- [Written request]
Leaving the pictures aside, transcribe every line below exactly.

+ + + +

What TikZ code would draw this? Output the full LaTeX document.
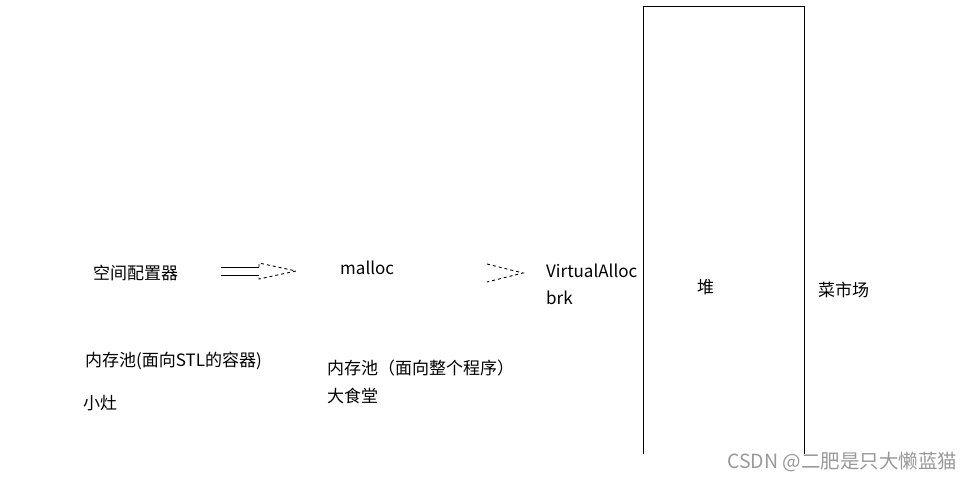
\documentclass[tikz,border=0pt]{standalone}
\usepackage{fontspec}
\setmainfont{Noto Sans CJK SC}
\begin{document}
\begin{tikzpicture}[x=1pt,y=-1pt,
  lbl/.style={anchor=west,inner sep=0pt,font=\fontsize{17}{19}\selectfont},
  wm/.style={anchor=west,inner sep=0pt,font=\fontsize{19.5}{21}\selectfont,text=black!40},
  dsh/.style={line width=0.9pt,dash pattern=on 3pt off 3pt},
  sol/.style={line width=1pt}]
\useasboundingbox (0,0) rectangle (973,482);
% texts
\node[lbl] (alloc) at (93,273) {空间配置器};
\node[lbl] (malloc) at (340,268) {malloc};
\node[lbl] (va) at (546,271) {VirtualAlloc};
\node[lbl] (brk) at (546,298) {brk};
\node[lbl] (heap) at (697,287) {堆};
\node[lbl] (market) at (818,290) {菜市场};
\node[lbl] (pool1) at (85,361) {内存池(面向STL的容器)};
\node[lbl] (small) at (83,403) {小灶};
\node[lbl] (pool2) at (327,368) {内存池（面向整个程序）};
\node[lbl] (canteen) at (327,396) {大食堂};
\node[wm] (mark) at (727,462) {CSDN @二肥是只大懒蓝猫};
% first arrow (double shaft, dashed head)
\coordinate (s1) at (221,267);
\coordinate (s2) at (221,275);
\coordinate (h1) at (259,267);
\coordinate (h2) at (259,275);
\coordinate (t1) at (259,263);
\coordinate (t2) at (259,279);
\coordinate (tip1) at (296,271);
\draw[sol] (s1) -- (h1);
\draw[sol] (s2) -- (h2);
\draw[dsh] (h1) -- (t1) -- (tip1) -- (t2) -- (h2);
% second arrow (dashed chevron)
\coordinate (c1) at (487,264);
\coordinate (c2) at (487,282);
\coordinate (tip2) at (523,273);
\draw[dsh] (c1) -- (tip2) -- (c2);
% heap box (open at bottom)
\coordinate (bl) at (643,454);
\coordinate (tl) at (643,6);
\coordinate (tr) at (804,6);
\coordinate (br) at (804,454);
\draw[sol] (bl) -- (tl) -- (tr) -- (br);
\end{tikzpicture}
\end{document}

+ + + +

- [Correct output]
What TikZ code would draw this? Output the full LaTeX document.
\documentclass[tikz,border=0pt]{standalone}
\usepackage{fontspec}
\setmainfont{Noto Sans CJK SC}
\begin{document}
\begin{tikzpicture}[x=1pt,y=-1pt,
  lbl/.style={anchor=west,inner sep=0pt,font=\fontsize{17}{19}\selectfont},
  wm/.style={anchor=west,inner sep=0pt,font=\fontsize{19.5}{21}\selectfont,text=black!40},
  dsh/.style={line width=0.9pt,dash pattern=on 3pt off 3pt},
  sol/.style={line width=1pt}]
\useasboundingbox (0,0) rectangle (973,482);
% texts
\node[lbl] (alloc) at (93,273) {空间配置器};
\node[lbl] (malloc) at (340,268) {malloc};
\node[lbl] (va) at (546,271) {VirtualAlloc};
\node[lbl] (brk) at (546,298) {brk};
\node[lbl] (heap) at (697,287) {堆};
\node[lbl] (market) at (818,290) {菜市场};
\node[lbl] (pool1) at (85,361) {内存池(面向STL的容器)};
\node[lbl] (small) at (83,403) {小灶};
\node[lbl] (pool2) at (327,368) {内存池（面向整个程序）};
\node[lbl] (canteen) at (327,396) {大食堂};
\node[wm] (mark) at (727,462) {CSDN @二肥是只大懒蓝猫};
% first arrow (double shaft, dashed head)
\coordinate (s1) at (221,267);
\coordinate (s2) at (221,275);
\coordinate (h1) at (259,267);
\coordinate (h2) at (259,275);
\coordinate (t1) at (259,263);
\coordinate (t2) at (259,279);
\coordinate (tip1) at (296,271);
\draw[sol] (s1) -- (h1);
\draw[sol] (s2) -- (h2);
\draw[dsh] (h1) -- (t1) -- (tip1) -- (t2) -- (h2);
% second arrow (dashed chevron)
\coordinate (c1) at (487,264);
\coordinate (c2) at (487,282);
\coordinate (tip2) at (523,273);
\draw[dsh] (c1) -- (tip2) -- (c2);
% heap box (open at bottom)
\coordinate (bl) at (643,454);
\coordinate (tl) at (643,6);
\coordinate (tr) at (804,6);
\coordinate (br) at (804,454);
\draw[sol] (bl) -- (tl) -- (tr) -- (br);
\end{tikzpicture}
\end{document}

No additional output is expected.